The duo, which consists of Thomas Bergstig and Isaac Middleton, tap dances while singing and playing musical instruments.

They formed the group four years ago, but this is the first time they’ve performed their more-than-hour-long show in a theatrical setting in Memphis, Middleton says.

Carla McDonald

He and Bergstig sing and play several instruments, including guitar, piano, banjo, and mandolin, and employ a range of musical styles from classical to punk rock while they’re tapping.

In 2016, they released an album, Chris Raines, which features their original music.

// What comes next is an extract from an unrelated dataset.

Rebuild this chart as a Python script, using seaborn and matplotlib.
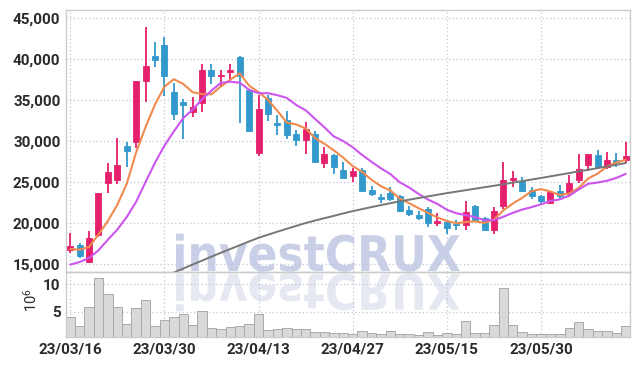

Describing the Buckman show, Middleton says, “The numbers are basically an accumulation of all of the material that we have made over the last four years.”

The show will feature their original material as well as covers, which range from The Beatles to the Norwegian band A-ha. They also will perform movie and Broadway standards. And classical pieces, Middleton says. “Taking a nod to certain composers like Mozart and Beethoven.”

Bergstig, a native of Stockholm, Sweden, got into musical theater when he was 21. He and some friends formed a tap dancing group called JEERK. Like Swedish Jam Factory, the members of JEERK played musical instruments while they danced.

In 2009, JEERK got a gig in Branson, Missouri. Bergstig stayed after he met Memphis singer Alexis Grace at the Andy Williams Theater. He eventually moved to Memphis, where he and Grace were married. Bergstig taught tap dancing and, later, he became Playhouse on the Square’s music director.

Middleton, who was born in Harlan, Kentucky, but grew up in Chihuahua, Mexico, became fascinated with tap dancing when he was 15 after seeing the movie Singin’ in the Rain.

He moved to Memphis in 2016 to appear in the Playhouse on the Square production of Kiss Me Kate.

After meeting Bergstig on a friend’s porch, the two began writing music and developing tap dance routines, Middleton says. Swedish Gun Factory was formed shortly after.

They wanted a name people would strongly react to. A “Swedish gun factory” was something that wouldn’t exist, Bergstig says. “Coming from a country where people don’t have guns, we do not have such a thing as mass shootings,” he says. “Of course, every now and then the shooting happens. It’s nothing like in America.”

In 2017, Bergstig and Grace moved to Los Angeles, but Bergstig and Middleton continued to perform in Swedish Gun Factory. Middleton moved to Los Angeles in 2018.

The duo appeared on Sweden’s Got Talent, a Swedish show similar to America’s Got Talent, in 2017. “Through that we got some steam going,” Middleton says.

About two years ago, they substituted “Jam” for “Gun” because of “the political climate surrounding gun violence,” Middleton says. “‘Jam’ felt like a good way to go. It best encompasses, more or less, what we do.”

Asked their long-term goal for the band, Bergstig says, “Las Vegas would be perfect, but it doesn’t have to be an ultimate goal. It could definitely be something that would be worth aiming at. I think we both are open to what might happen. I would love to do Broadway.”

“I definitely see us going that route,” Middleton says. “It’s funny ’cause we’ve been making all these short-term goals, but I don’t think I’ve even thought about long-term goals.”

Swedish Jam Factory will perform Friday, January 31st, at Buckman Performing Arts Center at 60 Perkins Ext. Tickets are $28.